How Is Credit Card Interest Calculated?
Credit card interest is calculated based on the outstanding balance on your credit card. The interest rate is an annual percentage rate (APR), and the lender usually calculates interest daily.
According to the Federal Reserve, the average interest rate was 20.4% at the end of 2022.
How Does My Credit Score Affect My Interest Rates?
Credit card companies use your credit score to determine the interest rate they will charge you on your credit card. You may be charged a higher interest rate to offset the risk if you have a low credit score. You may be offered a lower interest rate if you have a high credit score.
What Are The Risks Of Accruing Credit Card Interest?
Credit card interest can add up quickly and become a burden on your finances. If you don’t pay off your balance in full each month, you could end up paying hundreds or even thousands of dollars in interest charges over time.
Additionally, carrying a high balance on your credit card can negatively impact your credit score, making it harder to get approved for loans or other credit in the future. By avoiding credit card interest, you can save money and protect your credit score.

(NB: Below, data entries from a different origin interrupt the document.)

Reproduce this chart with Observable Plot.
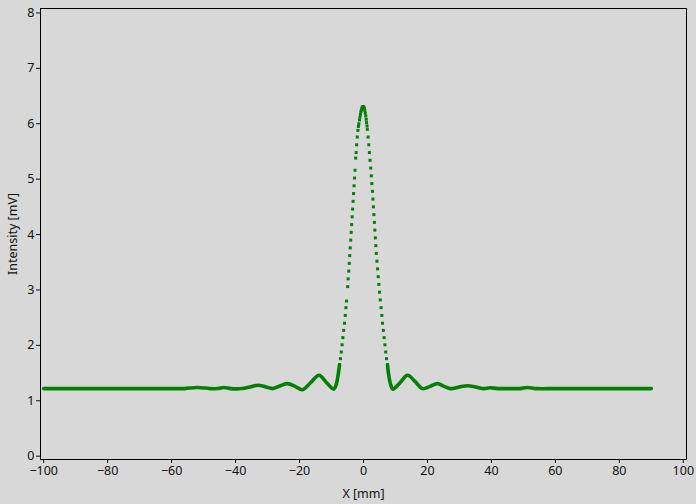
<!DOCTYPE html>
<html>
<head>
<meta charset="utf-8">
<script src="https://cdn.jsdelivr.net/npm/d3@7"></script>
<script src="https://cdn.jsdelivr.net/npm/@observablehq/plot@0.6"></script>
<style>
  html, body { margin: 0; padding: 0; background: #d8d8d8; }
  #chart svg { display: block; background: #d8d8d8; }
</style>
</head>
<body>
<div id="chart"></div>
<script>
// Tick labels
const xTicks = [-100, -80, -60, -40, -20, 0, 20, 40, 60, 80, 100];
const yTicks = [0, 1, 2, 3, 4, 5, 6, 7, 8];

// Low-level part of the profile (dense dots merge into a thick trace)
const baseX = [-100, -90, -80, -70, -60, -56, -52, -48, -45.5, -43.7, -41.5, -38, -35.5, -33, -30.5, -28.4, -26, -23.75, -21.4, -19.1, -16.5, -13.9, -11.6, -9.3, -8.5, -7.9, -7.5];
const baseY = [1.22, 1.22, 1.22, 1.22, 1.22, 1.22, 1.24, 1.22, 1.22, 1.24, 1.22, 1.22, 1.25, 1.28, 1.25, 1.22, 1.27, 1.31, 1.26, 1.20, 1.33, 1.46, 1.33, 1.21, 1.30, 1.48, 1.65];
const baseRX = [7.5, 7.9, 8.5, 9.2, 11.5, 13.75, 16.1, 18.4, 20.8, 23.1, 25.2, 27.3, 30, 32.5, 35, 37.7, 39.5, 42, 46, 49, 51.2, 54, 60, 70, 80, 90];
const baseRY = [1.65, 1.46, 1.29, 1.21, 1.33, 1.46, 1.35, 1.22, 1.26, 1.31, 1.26, 1.22, 1.25, 1.27, 1.25, 1.22, 1.235, 1.22, 1.22, 1.22, 1.24, 1.22, 1.22, 1.22, 1.22, 1.22];

// Main lobe: individually visible dots
const peakX = [-7.5, -7.2, -6.95, -6.7, -6.45, -6.2, -5.95, -5.7, -5.5, -5.3,
  -4.95, -4.8, -4.6, -4.45, -4.3, -4.15, -4.0, -3.85, -3.7, -3.55, -3.4, -3.25, -3.1, -2.95, -2.8, -2.65,
  -2.45, -2.3, -2.15, -1.95, -1.75, -1.6, -1.45, -1.25, -1.1, -0.95, -0.8, -0.65, -0.5, -0.35, -0.2, -0.05, 0.1, 0.25, 0.4, 0.55, 0.7, 0.85, 0.95, 1.1, 1.2, 1.45, 1.65, 1.85,
  2.05, 2.25, 2.45, 2.6, 2.8, 2.95, 3.1, 3.25, 3.4, 3.55, 3.7, 3.85, 4.0, 4.2, 4.4, 4.6, 4.8, 5.0,
  5.25, 5.5, 5.75, 5.95, 6.2, 6.45, 6.7, 6.95, 7.2, 7.5];
const peakY = [1.65, 1.76, 1.88, 2.01, 2.14, 2.27, 2.40, 2.54, 2.68, 2.80,
  3.06, 3.20, 3.34, 3.48, 3.62, 3.76, 3.90, 4.04, 4.18, 4.32, 4.46, 4.60, 4.74, 4.88, 5.02, 5.16,
  5.38, 5.48, 5.62, 5.76, 5.88, 5.95, 6.00, 6.07, 6.12, 6.17, 6.22, 6.25, 6.28, 6.30, 6.31, 6.31, 6.30, 6.28, 6.24, 6.19, 6.14, 6.08, 6.02, 5.96, 5.90, 5.76, 5.62, 5.48,
  5.34, 5.20, 5.06, 4.92, 4.78, 4.64, 4.50, 4.36, 4.22, 4.08, 3.94, 3.80, 3.66, 3.52, 3.38, 3.24, 3.10, 2.96,
  2.82, 2.68, 2.54, 2.40, 2.27, 2.14, 2.01, 1.88, 1.76, 1.65];

const leftData = baseX.map((x, i) => ({x, y: baseY[i]}));
const rightData = baseRX.map((x, i) => ({x, y: baseRY[i]}));
const peakData = peakX.map((x, i) => ({x, y: peakY[i]}));

const green = "#008000";
const font = "'Noto Sans', 'Open Sans', sans-serif";

const chart = Plot.plot({
  width: 696,
  height: 504,
  marginLeft: 40,
  marginRight: 10,
  marginTop: 8,
  marginBottom: 45,
  style: {background: "#d8d8d8", fontFamily: font, fontSize: "12.5px", color: "#111"},
  x: {domain: [-101, 101]},
  y: {domain: [-0.06, 8.08]},
  marks: [
    Plot.frame({stroke: "black", strokeWidth: 1}),
    Plot.axisX({ticks: xTicks, tickSize: 4, tickPadding: 3, fontSize: 12.5, label: "X [mm]", labelAnchor: "center", labelArrow: "none", labelOffset: 38}),
    Plot.axisY({ticks: yTicks, tickSize: 4, tickPadding: 2, fontSize: 12.5, label: "Intensity [mV]", labelAnchor: "center", labelArrow: "none", labelOffset: 32}),
    Plot.line(leftData, {x: "x", y: "y", stroke: green, strokeWidth: 3.6, curve: "catmull-rom"}),
    Plot.line(rightData, {x: "x", y: "y", stroke: green, strokeWidth: 3.6, curve: "catmull-rom"}),
    Plot.dot(peakData, {x: "x", y: "y", symbol: "square", r: 1.7, fill: green, stroke: "none"})
  ]
});
document.getElementById("chart").appendChild(chart);
</script>
</body>
</html>
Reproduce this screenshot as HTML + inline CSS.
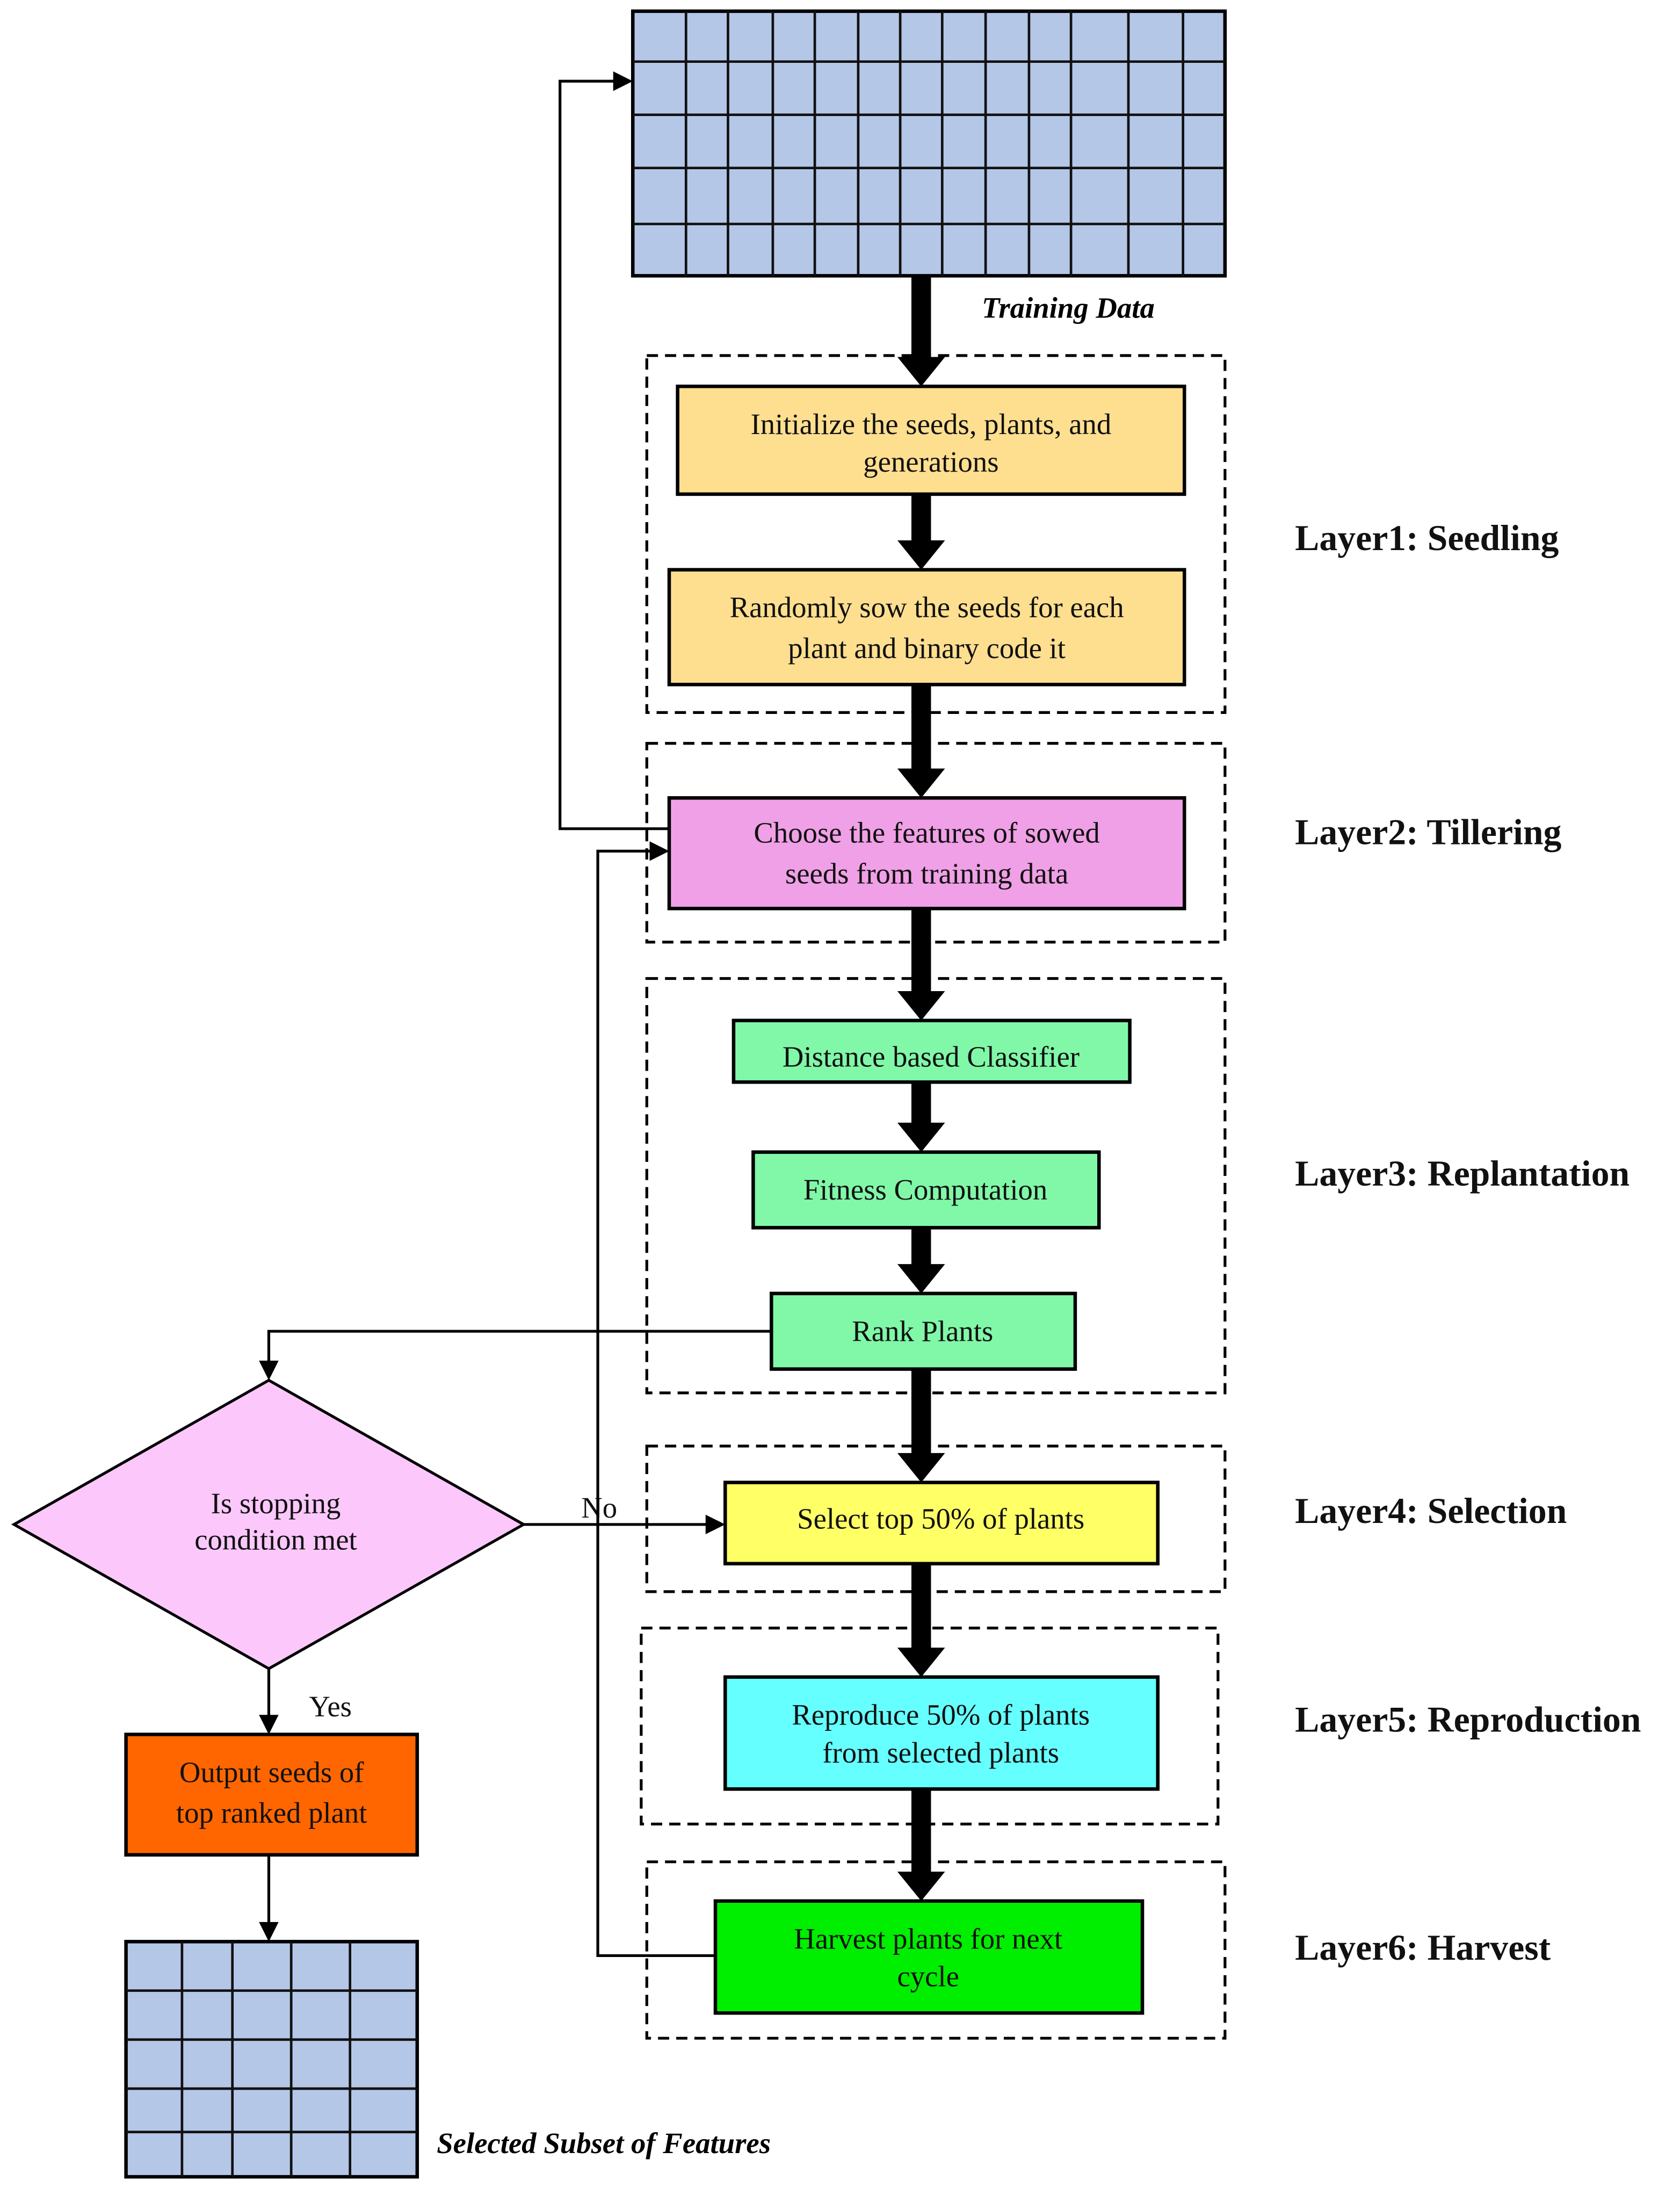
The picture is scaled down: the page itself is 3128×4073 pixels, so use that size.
<!DOCTYPE html>
<html><head><meta charset="utf-8"><style>html,body{margin:0;padding:0;background:#fff}svg{display:block}</style></head>
<body>
<svg width="3128" height="4073" viewBox="0 0 1200 1563" preserveAspectRatio="none" xmlns="http://www.w3.org/2000/svg" font-family="Liberation Serif, serif">
<defs>
<marker id="a" markerWidth="10" markerHeight="10" refX="9" refY="5" orient="auto" markerUnits="userSpaceOnUse"><path d="M0,0 L10,5 L0,10 z" fill="#000" transform="scale(1.4) translate(-3,-1.5)"/></marker>
</defs>
<!-- top grid -->
<rect x="452" y="8" width="423" height="189" fill="#b4c7e7" stroke="#000" stroke-width="2.5"/>
<g stroke="#111" stroke-width="1.8">
<line x1="490" y1="8" x2="490" y2="197"/><line x1="520" y1="8" x2="520" y2="197"/><line x1="552" y1="8" x2="552" y2="197"/><line x1="582" y1="8" x2="582" y2="197"/><line x1="613" y1="8" x2="613" y2="197"/><line x1="643" y1="8" x2="643" y2="197"/><line x1="673" y1="8" x2="673" y2="197"/><line x1="704" y1="8" x2="704" y2="197"/><line x1="735" y1="8" x2="735" y2="197"/><line x1="765" y1="8" x2="765" y2="197"/><line x1="806" y1="8" x2="806" y2="197"/><line x1="845" y1="8" x2="845" y2="197"/>
<line x1="452" y1="44" x2="875" y2="44"/><line x1="452" y1="82" x2="875" y2="82"/><line x1="452" y1="120" x2="875" y2="120"/><line x1="452" y1="160" x2="875" y2="160"/>
</g>
<text x="763" y="227" font-size="21" font-weight="bold" font-style="italic" text-anchor="middle">Training Data</text>
<!-- dashed layers -->
<g fill="none" stroke="#000" stroke-width="2" stroke-dasharray="8,5">
<rect x="462" y="254" width="413" height="255"/>
<rect x="462" y="531" width="413" height="142"/>
<rect x="462" y="699" width="413" height="296"/>
<rect x="462" y="1033" width="413" height="104"/>
<rect x="458" y="1163" width="412" height="140"/>
<rect x="462" y="1330" width="413" height="126"/>
</g>
<!-- thick arrows -->
<g fill="#000">
<rect x="651" y="197" width="14" height="60"/><path d="M641,255 L675,255 L658,276 z"/>
<rect x="651" y="353" width="14" height="35"/><path d="M641,386 L675,386 L658,407 z"/>
<rect x="651" y="489" width="14" height="62"/><path d="M641,549 L675,549 L658,570 z"/>
<rect x="651" y="649" width="14" height="61"/><path d="M641,708 L675,708 L658,729 z"/>
<rect x="651" y="773" width="14" height="31"/><path d="M641,802 L675,802 L658,823 z"/>
<rect x="651" y="877" width="14" height="28"/><path d="M641,903 L675,903 L658,924 z"/>
<rect x="651" y="978" width="14" height="62"/><path d="M641,1038 L675,1038 L658,1059 z"/>
<rect x="651" y="1117" width="14" height="62"/><path d="M641,1177 L675,1177 L658,1198 z"/>
<rect x="651" y="1278" width="14" height="61"/><path d="M641,1337 L675,1337 L658,1358 z"/>
</g>
<!-- boxes -->
<g stroke="#000" stroke-width="2.5">
<rect x="484" y="276" width="362" height="77" fill="#fedf90"/>
<rect x="478" y="407" width="368" height="82" fill="#fedf90"/>
<rect x="478" y="570" width="368" height="79" fill="#f0a0e6"/>
<rect x="524" y="729" width="283" height="44" fill="#80f8a8"/>
<rect x="538" y="823" width="247" height="54" fill="#80f8a8"/>
<rect x="551" y="924" width="217" height="54" fill="#80f8a8"/>
<rect x="518" y="1059" width="309" height="58" fill="#ffff66"/>
<rect x="518" y="1198" width="309" height="80" fill="#66ffff"/>
<rect x="511" y="1358" width="305" height="80" fill="#00ee00"/>
<rect x="90" y="1239" width="208" height="86" fill="#ff6600"/>
<path d="M10,1089 L192,986 L374,1089 L192,1192 z" fill="#fcc8fc" stroke-width="2"/>
</g>
<g font-size="21" text-anchor="middle" fill="#111">
<text x="665" y="310">Initialize the seeds, plants, and</text><text x="665" y="337">generations</text>
<text x="662" y="441">Randomly sow the seeds for each</text><text x="662" y="470">plant and binary code it</text>
<text x="662" y="602">Choose the features of sowed</text><text x="662" y="631">seeds from training data</text>
<text x="665" y="762">Distance based Classifier</text>
<text x="661" y="857">Fitness Computation</text>
<text x="659" y="958">Rank Plants</text>
<text x="672" y="1092">Select top 50% of plants</text>
<text x="672" y="1232">Reproduce 50% of plants</text><text x="672" y="1259">from selected plants</text>
<text x="663" y="1392">Harvest plants for next</text><text x="663" y="1419">cycle</text>
<text x="194" y="1273">Output seeds of</text><text x="194" y="1302">top ranked plant</text>
<text x="197" y="1081">Is stopping</text><text x="197" y="1107">condition met</text>
<text x="428" y="1084">No</text>
<text x="236" y="1226">Yes</text>
</g>
<!-- thin connectors -->
<g fill="none" stroke="#000" stroke-width="2">
<path d="M478,592 L400,592 L400,58 L440,58"/>
<path d="M511,1397 L427,1397 L427,608 L466,608"/>
<path d="M551,951 L192,951 L192,974"/>
<path d="M374,1089 L506,1089"/>
<path d="M192,1192 L192,1227"/>
<path d="M192,1325 L192,1375"/>
</g>
<g fill="#000">
<path d="M438,51 L452,58 L438,65 z"/>
<path d="M464,601 L478,608 L464,615 z"/>
<path d="M185,972 L192,986 L199,972 z"/>
<path d="M504,1082 L518,1089 L504,1096 z"/>
<path d="M185,1225 L192,1239 L199,1225 z"/>
<path d="M185,1373 L192,1387 L199,1373 z"/>
</g>
<!-- bottom grid -->
<rect x="90" y="1387" width="208" height="168" fill="#b4c7e7" stroke="#000" stroke-width="2.5"/>
<g stroke="#111" stroke-width="1.8">
<line x1="130" y1="1387" x2="130" y2="1555"/><line x1="166" y1="1387" x2="166" y2="1555"/><line x1="208" y1="1387" x2="208" y2="1555"/><line x1="250" y1="1387" x2="250" y2="1555"/>
<line x1="90" y1="1422" x2="298" y2="1422"/><line x1="90" y1="1457" x2="298" y2="1457"/><line x1="90" y1="1492" x2="298" y2="1492"/><line x1="90" y1="1523" x2="298" y2="1523"/>
</g>
<text x="312" y="1538" font-size="21" font-weight="bold" font-style="italic">Selected Subset of Features</text>
<!-- layer labels -->
<g font-size="26" font-weight="bold" fill="#111">
<text x="925" y="393">Layer1: Seedling</text>
<text x="925" y="603">Layer2: Tillering</text>
<text x="925" y="847">Layer3: Replantation</text>
<text x="925" y="1088">Layer4: Selection</text>
<text x="925" y="1237">Layer5: Reproduction</text>
<text x="925" y="1400">Layer6: Harvest</text>
</g>
</svg>
</body></html>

Are There Other Fees Associated With Credit Cards?
Even the best credit cards have other fees to consider. Annual fees, balance transfer fees, and cash advance fees are additional fees commonly associated with credit cards.
What Are Some Common Credit Card Mistakes To Avoid?
If you’ve found a rewards card with 0% interest and maybe even a cash bonus for signing up, take some time to look closer (with a healthy bit of skepticism).
Some credit cards offer low introductory interest rates that increase significantly after a certain period of time, and people may only realize this after it has already happened.
Others have high interest rates that are difficult to pay off, especially if the cardholder only makes minimum monthly payments.